In practical terms, a property is worth what someone will pay for it. But sometimes you need a ballpark figure before the negotiations get underway.
A property valuation is a detailed report of a property’s market value. This is defined as the estimated sale price “between a willing buyer and a willing seller in an arm’s length transaction, after proper marketing and where the parties had each acted knowledgeably, prudently and without compulsion”.
As the careful wording of that definition implies, the final sale price is usually different from the valuation contained in the report, as it’s near impossible to predict how people’s emotions, market knowledge and other motivations might affect negotiations.
When would I need a property valuation?
A property valuation offers benefits to both buyer and seller. In providing a clear indication of a property’s market value, it reduces a buyer’s risk of paying over the odds for a property; in offering a detailed analysis of a property’s weaknesses, it can help a seller decide which renovations to make to enhance a property’s value.

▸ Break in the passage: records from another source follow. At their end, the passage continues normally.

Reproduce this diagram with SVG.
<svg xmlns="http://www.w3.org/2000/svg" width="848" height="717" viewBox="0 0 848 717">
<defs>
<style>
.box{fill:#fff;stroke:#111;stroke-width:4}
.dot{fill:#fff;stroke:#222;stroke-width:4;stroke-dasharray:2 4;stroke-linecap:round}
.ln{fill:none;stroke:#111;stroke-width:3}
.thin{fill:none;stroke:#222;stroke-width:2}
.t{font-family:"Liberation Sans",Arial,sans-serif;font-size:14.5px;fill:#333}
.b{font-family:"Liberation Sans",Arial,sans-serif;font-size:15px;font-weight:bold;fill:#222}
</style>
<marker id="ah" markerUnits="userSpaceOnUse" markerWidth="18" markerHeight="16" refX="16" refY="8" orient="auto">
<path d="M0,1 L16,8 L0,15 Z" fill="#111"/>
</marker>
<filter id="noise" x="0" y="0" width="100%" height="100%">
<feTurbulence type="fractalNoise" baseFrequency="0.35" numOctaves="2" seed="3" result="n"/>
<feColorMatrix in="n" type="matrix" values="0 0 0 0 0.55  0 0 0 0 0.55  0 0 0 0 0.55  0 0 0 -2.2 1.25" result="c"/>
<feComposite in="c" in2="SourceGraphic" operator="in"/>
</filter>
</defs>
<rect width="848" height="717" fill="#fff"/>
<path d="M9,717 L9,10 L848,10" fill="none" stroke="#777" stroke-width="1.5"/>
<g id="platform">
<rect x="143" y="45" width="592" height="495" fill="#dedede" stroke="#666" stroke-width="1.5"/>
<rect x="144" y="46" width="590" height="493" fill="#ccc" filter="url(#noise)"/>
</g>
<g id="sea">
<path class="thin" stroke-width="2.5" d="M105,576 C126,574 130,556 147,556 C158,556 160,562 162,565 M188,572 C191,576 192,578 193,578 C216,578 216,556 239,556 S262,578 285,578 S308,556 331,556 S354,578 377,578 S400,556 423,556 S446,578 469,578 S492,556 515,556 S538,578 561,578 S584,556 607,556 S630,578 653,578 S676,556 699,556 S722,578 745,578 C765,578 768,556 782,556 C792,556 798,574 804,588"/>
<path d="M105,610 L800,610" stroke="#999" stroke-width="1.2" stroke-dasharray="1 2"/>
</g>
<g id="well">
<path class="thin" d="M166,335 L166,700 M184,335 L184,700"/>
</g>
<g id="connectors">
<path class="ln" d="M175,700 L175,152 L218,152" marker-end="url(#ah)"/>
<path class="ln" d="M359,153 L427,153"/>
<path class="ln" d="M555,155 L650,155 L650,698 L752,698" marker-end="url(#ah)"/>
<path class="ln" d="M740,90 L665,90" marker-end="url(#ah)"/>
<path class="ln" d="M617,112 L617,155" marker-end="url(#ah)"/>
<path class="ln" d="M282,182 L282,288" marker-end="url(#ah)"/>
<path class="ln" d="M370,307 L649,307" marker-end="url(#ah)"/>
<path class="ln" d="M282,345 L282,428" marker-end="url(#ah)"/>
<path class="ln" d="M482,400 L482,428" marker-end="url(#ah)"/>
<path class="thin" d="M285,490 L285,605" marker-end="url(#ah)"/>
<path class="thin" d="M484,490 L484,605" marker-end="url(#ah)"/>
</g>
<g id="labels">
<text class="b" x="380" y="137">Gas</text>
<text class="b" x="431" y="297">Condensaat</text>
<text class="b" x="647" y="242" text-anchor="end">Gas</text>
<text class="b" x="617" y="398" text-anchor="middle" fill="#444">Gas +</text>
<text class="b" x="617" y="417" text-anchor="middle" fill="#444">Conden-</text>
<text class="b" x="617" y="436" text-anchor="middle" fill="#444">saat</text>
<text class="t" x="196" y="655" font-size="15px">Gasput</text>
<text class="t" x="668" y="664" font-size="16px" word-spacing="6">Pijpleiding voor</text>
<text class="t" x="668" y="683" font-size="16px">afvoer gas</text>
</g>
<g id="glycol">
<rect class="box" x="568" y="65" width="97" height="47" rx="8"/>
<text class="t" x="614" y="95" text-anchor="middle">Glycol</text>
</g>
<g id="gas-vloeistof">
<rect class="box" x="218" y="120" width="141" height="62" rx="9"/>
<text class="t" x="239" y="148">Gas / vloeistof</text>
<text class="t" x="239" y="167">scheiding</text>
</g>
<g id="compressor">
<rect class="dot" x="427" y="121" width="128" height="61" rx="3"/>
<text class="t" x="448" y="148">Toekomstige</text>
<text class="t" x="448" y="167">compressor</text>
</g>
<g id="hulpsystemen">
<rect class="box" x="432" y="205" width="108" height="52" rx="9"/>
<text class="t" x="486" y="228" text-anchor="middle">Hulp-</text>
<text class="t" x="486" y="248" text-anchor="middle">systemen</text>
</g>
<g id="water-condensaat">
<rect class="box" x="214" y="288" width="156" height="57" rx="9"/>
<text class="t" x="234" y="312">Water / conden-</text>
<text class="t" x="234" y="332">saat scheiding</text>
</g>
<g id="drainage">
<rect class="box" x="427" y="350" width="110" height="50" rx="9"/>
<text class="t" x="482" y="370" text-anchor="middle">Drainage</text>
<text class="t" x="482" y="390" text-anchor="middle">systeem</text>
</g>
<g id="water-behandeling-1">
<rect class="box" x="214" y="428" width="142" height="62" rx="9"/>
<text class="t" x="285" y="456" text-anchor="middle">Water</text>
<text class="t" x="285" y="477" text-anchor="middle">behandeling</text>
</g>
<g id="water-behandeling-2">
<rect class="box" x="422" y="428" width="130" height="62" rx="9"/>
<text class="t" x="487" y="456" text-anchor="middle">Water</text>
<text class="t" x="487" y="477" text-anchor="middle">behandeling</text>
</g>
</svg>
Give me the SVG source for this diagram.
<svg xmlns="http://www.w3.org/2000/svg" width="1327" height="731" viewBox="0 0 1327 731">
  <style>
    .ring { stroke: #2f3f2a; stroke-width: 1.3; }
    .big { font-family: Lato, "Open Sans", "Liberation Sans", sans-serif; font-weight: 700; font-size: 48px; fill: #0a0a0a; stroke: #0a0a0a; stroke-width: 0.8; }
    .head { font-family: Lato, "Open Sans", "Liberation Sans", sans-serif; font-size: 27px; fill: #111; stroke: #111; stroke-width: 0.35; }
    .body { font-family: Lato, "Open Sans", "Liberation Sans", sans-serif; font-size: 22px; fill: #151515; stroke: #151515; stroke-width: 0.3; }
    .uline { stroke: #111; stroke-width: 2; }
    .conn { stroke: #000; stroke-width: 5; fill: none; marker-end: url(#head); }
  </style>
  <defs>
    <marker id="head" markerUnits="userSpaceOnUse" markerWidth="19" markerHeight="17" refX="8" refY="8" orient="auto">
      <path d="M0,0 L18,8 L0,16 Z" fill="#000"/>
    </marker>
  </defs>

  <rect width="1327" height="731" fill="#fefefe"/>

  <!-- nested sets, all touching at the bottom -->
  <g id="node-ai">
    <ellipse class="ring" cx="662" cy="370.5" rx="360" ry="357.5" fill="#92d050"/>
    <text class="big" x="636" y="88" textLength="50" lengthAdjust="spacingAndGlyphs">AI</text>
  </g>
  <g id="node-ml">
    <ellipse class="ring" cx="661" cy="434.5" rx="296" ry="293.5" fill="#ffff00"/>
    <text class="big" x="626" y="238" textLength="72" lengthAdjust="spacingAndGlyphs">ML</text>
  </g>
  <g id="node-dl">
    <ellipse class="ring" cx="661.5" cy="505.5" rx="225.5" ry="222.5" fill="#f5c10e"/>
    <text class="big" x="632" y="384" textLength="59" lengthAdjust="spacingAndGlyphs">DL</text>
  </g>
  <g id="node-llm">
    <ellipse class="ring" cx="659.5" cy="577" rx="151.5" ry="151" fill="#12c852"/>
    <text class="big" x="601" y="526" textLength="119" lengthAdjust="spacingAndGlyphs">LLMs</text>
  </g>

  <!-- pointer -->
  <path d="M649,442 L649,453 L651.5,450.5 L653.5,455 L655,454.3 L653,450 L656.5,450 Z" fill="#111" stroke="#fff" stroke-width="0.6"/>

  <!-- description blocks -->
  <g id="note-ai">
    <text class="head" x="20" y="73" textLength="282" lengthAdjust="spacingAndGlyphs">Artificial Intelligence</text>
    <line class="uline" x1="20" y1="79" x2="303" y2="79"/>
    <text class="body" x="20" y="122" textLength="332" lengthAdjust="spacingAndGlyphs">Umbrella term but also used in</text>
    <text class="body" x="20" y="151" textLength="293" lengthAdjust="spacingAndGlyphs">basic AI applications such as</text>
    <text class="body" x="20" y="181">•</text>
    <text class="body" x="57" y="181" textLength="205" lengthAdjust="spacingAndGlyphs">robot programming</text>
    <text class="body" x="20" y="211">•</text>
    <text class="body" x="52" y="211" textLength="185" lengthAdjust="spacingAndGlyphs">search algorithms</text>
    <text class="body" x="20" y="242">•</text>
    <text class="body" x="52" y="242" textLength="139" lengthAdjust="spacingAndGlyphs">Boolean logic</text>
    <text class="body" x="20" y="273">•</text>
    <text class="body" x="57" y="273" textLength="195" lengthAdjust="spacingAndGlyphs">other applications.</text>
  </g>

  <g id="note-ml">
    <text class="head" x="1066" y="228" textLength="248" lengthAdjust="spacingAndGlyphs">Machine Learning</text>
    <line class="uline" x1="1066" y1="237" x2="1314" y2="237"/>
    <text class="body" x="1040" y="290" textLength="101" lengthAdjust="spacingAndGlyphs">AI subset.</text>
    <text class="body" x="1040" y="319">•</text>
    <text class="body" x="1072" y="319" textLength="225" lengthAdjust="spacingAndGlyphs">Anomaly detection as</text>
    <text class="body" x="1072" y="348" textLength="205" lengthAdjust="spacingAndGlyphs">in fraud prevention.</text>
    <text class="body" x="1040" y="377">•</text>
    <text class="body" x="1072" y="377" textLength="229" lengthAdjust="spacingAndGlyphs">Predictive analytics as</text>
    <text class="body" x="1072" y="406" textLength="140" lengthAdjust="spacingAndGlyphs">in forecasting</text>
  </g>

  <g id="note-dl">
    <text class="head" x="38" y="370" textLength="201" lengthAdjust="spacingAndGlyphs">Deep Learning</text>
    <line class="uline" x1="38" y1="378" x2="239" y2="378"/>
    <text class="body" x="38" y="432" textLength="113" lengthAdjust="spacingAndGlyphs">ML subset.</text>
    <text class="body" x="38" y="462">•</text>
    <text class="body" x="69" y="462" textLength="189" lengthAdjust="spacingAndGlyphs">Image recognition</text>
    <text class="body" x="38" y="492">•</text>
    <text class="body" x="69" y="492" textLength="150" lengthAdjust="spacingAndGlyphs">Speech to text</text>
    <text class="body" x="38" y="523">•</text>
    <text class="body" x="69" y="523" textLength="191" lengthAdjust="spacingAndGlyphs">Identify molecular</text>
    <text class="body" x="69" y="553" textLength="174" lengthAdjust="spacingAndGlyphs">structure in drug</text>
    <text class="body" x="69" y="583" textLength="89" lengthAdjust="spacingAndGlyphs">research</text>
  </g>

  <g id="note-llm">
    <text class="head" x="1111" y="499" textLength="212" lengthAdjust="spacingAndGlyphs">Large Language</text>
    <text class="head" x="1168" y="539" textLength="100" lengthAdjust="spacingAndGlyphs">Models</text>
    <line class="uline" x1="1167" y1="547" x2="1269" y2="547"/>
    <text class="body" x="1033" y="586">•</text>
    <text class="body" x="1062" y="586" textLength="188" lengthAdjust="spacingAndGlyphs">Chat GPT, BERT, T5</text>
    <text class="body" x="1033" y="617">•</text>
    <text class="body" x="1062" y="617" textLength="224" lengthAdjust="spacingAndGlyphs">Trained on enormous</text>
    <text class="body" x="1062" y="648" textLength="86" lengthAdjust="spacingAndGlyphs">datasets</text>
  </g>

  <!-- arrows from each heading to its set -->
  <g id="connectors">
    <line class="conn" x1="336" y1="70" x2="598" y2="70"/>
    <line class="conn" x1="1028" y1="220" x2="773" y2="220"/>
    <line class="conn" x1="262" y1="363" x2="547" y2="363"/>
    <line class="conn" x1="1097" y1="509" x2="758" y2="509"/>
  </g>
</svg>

That said, the most common reason why people need a property valuation is because their mortgage lender (usually a bank) requests one.
The property valuation serves as a “risk report” for the lending institution, to ensure the security value of the property covers the loan.
The bank needs to be confident that it can recover any outstanding amount owned on the property, should the buyer default on their mortgage.
Some lenders still have in-house valuers, or use internal algorithms or desktop assessments. However, in the majority of cases, [the property valuation] is outsourced to independent valuation companies who are recognised on the lender’s panel.
Property valuations are also often required for financial reporting, for tax compliance, for family law mediation and for determining the amount of compensation given to land owners for easements or land acquisition.
How is a property valuation calculated?
A direct comparison with recent comparable sales forms the backbone of most residential property valuations, though valuers will also take into account the following attributes:
- the size of the property
- the number and type of rooms
- the fixtures and fittings
- the structure and condition of the building(s)
- the standard of the fit-out and the property’s architectural style
- ease of access to the property
- planning restrictions
- the property’s location and level of amenity
- the size of the land
- the aspect, topography and layout of the block
First, valuers use a handful of recent comparable sales to give them a ballpark figure for the property in question, and then they make adjustments to that figure based on any significant differences found between the above attributes of the properties.
The sales are analysed in terms of land attributes, improvements, location and planning controls… [and are then] compared to the property being valued.
However, other property types can require different approaches. For example, commercial property requires more financial analysis and development sites can require more planning consultancy.
Valuers will also visit the property in question, so that they can assess the condition of the building and make a note of any structural faults and nuances that might affect its market value.